*WHAT THE TASK ASKS:* Copy the lines of the data below exactly, starting at the first and stopping after the line that contains "const sampleTimes = d3.range(101).map(i"; include no pictures.

[begin INFORMATION PROVIDED]

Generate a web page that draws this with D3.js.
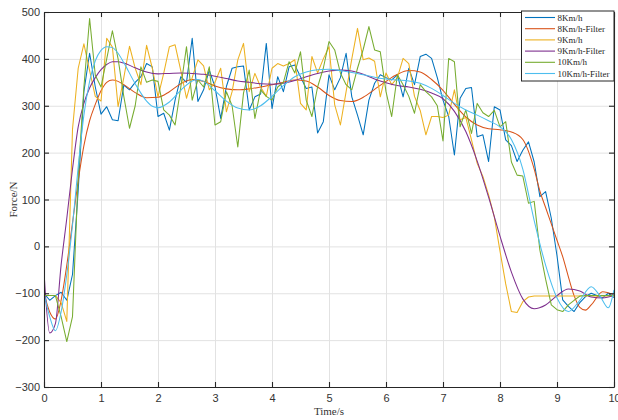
<!DOCTYPE html>
<html>
<head>
<meta charset="utf-8">
<script src="https://cdn.jsdelivr.net/npm/d3@7"></script>
<style>
  html, body { margin: 0; padding: 0; background: #fff; }
  svg { display: block; font-family: "Liberation Serif", "Times New Roman", serif; }
  .tick text { fill: #333; font-size: 11px; }
  .grid line { stroke: #e2e2e2; }
  .grid path { display: none; }
</style>
</head>
<body>
<div id="chart"></div>
<script>
// Sample instants of the raw signals (every 0.1 s, 0..10 s)
const sampleTimes = d3.range(101).map(i => i / 10);

const raw8 = [
  -100, -115, -105, -98, -115, -60, 120, 330, 412, 340,
  282, 298, 270, 268, 344, 334, 350, 362, 390, 383,
  277, 284, 248, 312, 362, 350, 444, 309, 334, 376,
  340, 273, 341, 380, 383, 385, 291, 319, 325, 433,
  294, 362, 330, 383, 387, 362, 337, 340, 242, 266,
  366, 334, 360, 412, 319, 280, 238, 312, 348, 366,
  360, 355, 366, 319, 380, 345, 405, 410, 401, 360,
  312, 277, 195, 316, 337, 339, 234, 238, 181, 298,
  291, 227, 215, 181, 205, 223, 180, 106, 117, 60,
  -20, -114, -128, -139, -120, -107, -100, -105, -110, -100,
  -109
];
const raw9 = [
  -105, -105, -105, -120, -160, 250, 380, 432, 375, 320,
  310, 444, 425, 298, 360, 427, 380, 345, 429, 380,
  319, 369, 426, 430, 375, 316, 360, 398, 385, 334,
  350, 380, 287, 330, 398, 433, 330, 369, 340, 320,
  380, 390, 385, 390, 398, 305, 291, 405, 370, 400,
  426, 302, 259, 330, 400, 465, 398, 402, 395, 319,
  370, 345, 360, 401, 390, 320, 290, 238, 277, 277,
  275, 280, 334, 270, 275, 227, 177, 149, 110, 63,
  -10, -80, -139, -141, -118, -108, -106, -106, -106, -106,
  -106, -106, -106, -106, -106, -106, -106, -106, -106, -106,
  -106
];
const raw10 = [
  -105, -105, -105, -150, -203, -150, 150, 340, 486, 365,
  340, 400, 460, 400, 320, 252, 300, 383, 350, 355,
  352, 291, 280, 259, 340, 426, 312, 355, 340, 383,
  259, 266, 330, 300, 212, 327, 376, 273, 334, 320,
  312, 340, 350, 394, 370, 415, 312, 277, 340, 380,
  437, 419, 370, 345, 334, 380, 420, 469, 419, 415,
  330, 277, 366, 345, 320, 284, 345, 330, 319, 300,
  225, 401, 394, 255, 291, 241, 305, 285, 277, 290,
  255, 266, 180, 152, 150, 92, 96, -8, -70, -125,
  -135, -139, -125, -115, -106, -105, -105, -105, -105, -105,
  -105
];

// Filtered curves as [time, force] pairs
const filt8 = [
  [0, -100], [0.1, -140], [0.2, -155], [0.3, -115], [0.4, -40], [0.5, 50], [0.6, 140],
  [0.7, 215], [0.8, 268], [0.9, 303], [1.0, 332], [1.1, 350], [1.2, 355], [1.3, 352],
  [1.4, 345], [1.6, 328], [1.8, 317], [2.0, 318], [2.2, 330], [2.4, 347], [2.6, 356],
  [2.8, 352], [3.0, 342], [3.2, 336], [3.4, 334], [3.6, 336], [3.8, 340], [4.0, 345],
  [4.2, 350], [4.4, 355], [4.6, 353], [4.8, 340], [5.0, 322], [5.2, 311], [5.4, 309],
  [5.6, 318], [5.8, 335], [6.0, 352], [6.2, 367], [6.4, 375], [6.6, 372], [6.8, 356],
  [7.0, 333], [7.2, 303], [7.4, 276], [7.6, 259], [7.8, 251], [8.0, 249], [8.2, 244],
  [8.4, 228], [8.6, 165], [8.7, 118], [8.8, 83], [8.9, 48], [9.0, 13], [9.1, -22],
  [9.2, -65], [9.3, -105], [9.4, -130], [9.5, -136], [9.6, -125], [9.8, -97], [10, -104]
];
const filt9 = [
  [0, -55], [0.1, -185], [0.2, -165], [0.3, -40], [0.4, 60], [0.5, 165], [0.6, 255],
  [0.7, 305], [0.8, 338], [0.9, 360], [1.0, 377], [1.1, 388], [1.2, 394], [1.3, 394],
  [1.4, 391], [1.6, 381], [1.8, 372], [2.0, 368], [2.2, 369], [2.4, 370], [2.6, 369],
  [2.8, 367], [3.0, 363], [3.2, 358], [3.4, 353], [3.6, 350], [3.8, 347], [4.0, 346],
  [4.2, 348], [4.4, 354], [4.6, 362], [4.8, 369], [5.0, 374], [5.2, 376], [5.4, 374],
  [5.6, 367], [5.8, 357], [6.0, 349], [6.2, 343], [6.4, 340], [6.6, 335], [6.8, 327],
  [7.0, 315], [7.2, 288], [7.4, 245], [7.6, 182], [7.8, 105], [8.0, 22], [8.2, -55],
  [8.4, -112], [8.6, -133], [8.8, -125], [9.0, -105], [9.2, -91], [9.4, -95], [9.6, -108],
  [9.8, -110], [10, -104]
];
const filt10 = [
  [0, -100], [0.1, -150], [0.2, -180], [0.3, -140], [0.4, -60], [0.5, 45], [0.6, 170],
  [0.7, 280], [0.8, 352], [0.9, 396], [1.0, 418], [1.1, 426], [1.2, 424], [1.3, 412],
  [1.4, 392], [1.6, 347], [1.8, 310], [1.9, 299], [2.0, 296], [2.2, 308], [2.4, 333],
  [2.6, 353], [2.7, 356], [2.8, 352], [3.0, 332], [3.2, 310], [3.4, 295], [3.6, 291],
  [3.8, 300], [4.0, 320], [4.2, 343], [4.4, 362], [4.6, 372], [4.8, 377], [5.0, 378],
  [5.2, 375], [5.4, 371], [5.6, 366], [5.8, 361], [6.0, 357], [6.2, 355], [6.4, 353],
  [6.6, 348], [6.8, 337], [7.0, 322], [7.2, 305], [7.4, 291], [7.6, 280], [7.8, 268],
  [8.0, 255], [8.2, 228], [8.4, 165], [8.6, 55], [8.8, -40], [9.0, -110], [9.2, -139],
  [9.4, -115], [9.6, -86], [9.75, -105], [9.9, -131], [10, -93]
];

const seriesNames = ['8Km/h', '8Km/h-Filter', '9Km/h', '9Km/h-Filter', '10Km/h', '10Km/h-Filter'];
const seriesColors = ['#0072BD', '#D95319', '#EDB120', '#7E2F8E', '#77AC30', '#4DBEEE'];
const xTicks = d3.range(0, 11);
const yTicks = d3.range(-300, 501, 100);

const toPairs = vals => vals.map((v, i) => [sampleTimes[i], v]);
const seriesData = [toPairs(raw8), filt8, toPairs(raw9), filt9, toPairs(raw10), filt10];
const smooth = [false, true, false, true, false, true];

// --- chart size ---
const width = 618, height = 420;
const margin = { top: 12, right: 4, bottom: 33, left: 44 };
const innerW = width - margin.left - margin.right;
const innerH = height - margin.top - margin.bottom;

const svg = d3.select('#chart').append('svg')
  .attr('width', width)
  .attr('height', height);

const xScale = d3.scaleLinear().domain([0, 10]).range([margin.left, margin.left + innerW]);
const yScale = d3.scaleLinear().domain([-300, 500]).range([margin.top + innerH, margin.top]);

// gridlines
svg.append('g').attr('class', 'grid')
  .attr('transform', `translate(0,${margin.top + innerH})`)
  .call(d3.axisBottom(xScale).tickValues(xTicks).tickFormat('').tickSize(-innerH));
svg.append('g').attr('class', 'grid')
  .attr('transform', `translate(${margin.left},0)`)
  .call(d3.axisLeft(yScale).tickValues(yTicks).tickFormat('').tickSize(-innerW));

// lines, clipped to the plot box
svg.append('clipPath').attr('id', 'plot-clip')
  .append('rect')
  .attr('x', margin.left).attr('y', margin.top)
  .attr('width', innerW).attr('height', innerH);

const lineRaw = d3.line().x(d => xScale(d[0])).y(d => yScale(d[1]));
const lineSmooth = d3.line().x(d => xScale(d[0])).y(d => yScale(d[1])).curve(d3.curveMonotoneX);

const lines = svg.append('g').attr('clip-path', 'url(#plot-clip)');
seriesData.forEach((data, i) => {
  lines.append('path')
    .datum(data)
    .attr('fill', 'none')
    .attr('stroke', seriesColors[i])
    .attr('stroke-width', 1.05)
    .attr('stroke-linejoin', 'round')
    .attr('d', smooth[i] ? lineSmooth : lineRaw);
});

// axes (ticks point inward, MATLAB style)
const axisColor = '#262626';
const xAxis = svg.append('g')
  .attr('transform', `translate(0,${margin.top + innerH})`)
  .call(d3.axisBottom(xScale).tickValues(xTicks).tickSizeInner(-5).tickSizeOuter(0).tickPadding(7));
const yAxis = svg.append('g')
  .attr('transform', `translate(${margin.left},0)`)
  .call(d3.axisLeft(yScale).tickValues(yTicks).tickSizeInner(-5).tickSizeOuter(0).tickPadding(4));
const topAxis = svg.append('g')
  .attr('transform', `translate(0,${margin.top})`)
  .call(d3.axisTop(xScale).tickValues(xTicks).tickFormat('').tickSizeInner(-5).tickSizeOuter(0));
const rightAxis = svg.append('g')
  .attr('transform', `translate(${margin.left + innerW},0)`)
  .call(d3.axisRight(yScale).tickValues(yTicks).tickFormat('').tickSizeInner(-5).tickSizeOuter(0));

[xAxis, yAxis, topAxis, rightAxis].forEach(g => {
  g.selectAll('path.domain').attr('stroke', axisColor).attr('stroke-width', 1.1);
  g.selectAll('.tick line').attr('stroke', axisColor).attr('stroke-width', 1.1);
  g.selectAll('.tick text').attr('font-family', null).attr('font-size', null);
});

// axis titles
svg.append('text')
  .attr('x', margin.left + innerW / 2)
  .attr('y', 415)
  .attr('text-anchor', 'middle')
  .attr('font-size', 11)
  .attr('fill', '#333')
  .text('Time/s');

svg.append('text')
  .attr('transform', `translate(16.5,${margin.top + innerH / 2}) rotate(-90)`)
  .attr('text-anchor', 'middle')
  .attr('font-size', 11)
  .attr('fill', '#333')
  .text('Force/N');

// legend
const legend = svg.append('g').attr('transform', 'translate(521.5,11)');
legend.append('rect')
  .attr('width', 92.5).attr('height', 70)
  .attr('fill', '#fff')
  .attr('stroke', axisColor)
  .attr('stroke-width', 1);

seriesNames.forEach((name, i) => {
  const y = 6.5 + i * 11.2;
  legend.append('line')
    .attr('x1', 3.5).attr('x2', 33.5)
    .attr('y1', y).attr('y2', y)
    .attr('stroke', seriesColors[i])
    .attr('stroke-width', 1.1);
  legend.append('text')
    .attr('x', 36).attr('y', y)
    .attr('dy', '0.35em')
    .attr('font-size', 9)
    .attr('fill', axisColor)
    .text(name);
});
</script>
</body>
</html>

[end INFORMATION PROVIDED]

*REPLY TO THE TASK:*
Generate a web page that draws this with D3.js.
<!DOCTYPE html>
<html>
<head>
<meta charset="utf-8">
<script src="https://cdn.jsdelivr.net/npm/d3@7"></script>
<style>
  html, body { margin: 0; padding: 0; background: #fff; }
  svg { display: block; font-family: "Liberation Serif", "Times New Roman", serif; }
  .tick text { fill: #333; font-size: 11px; }
  .grid line { stroke: #e2e2e2; }
  .grid path { display: none; }
</style>
</head>
<body>
<div id="chart"></div>
<script>
// Sample instants of the raw signals (every 0.1 s, 0..10 s)
const sampleTimes = d3.range(101).map(i => i / 10);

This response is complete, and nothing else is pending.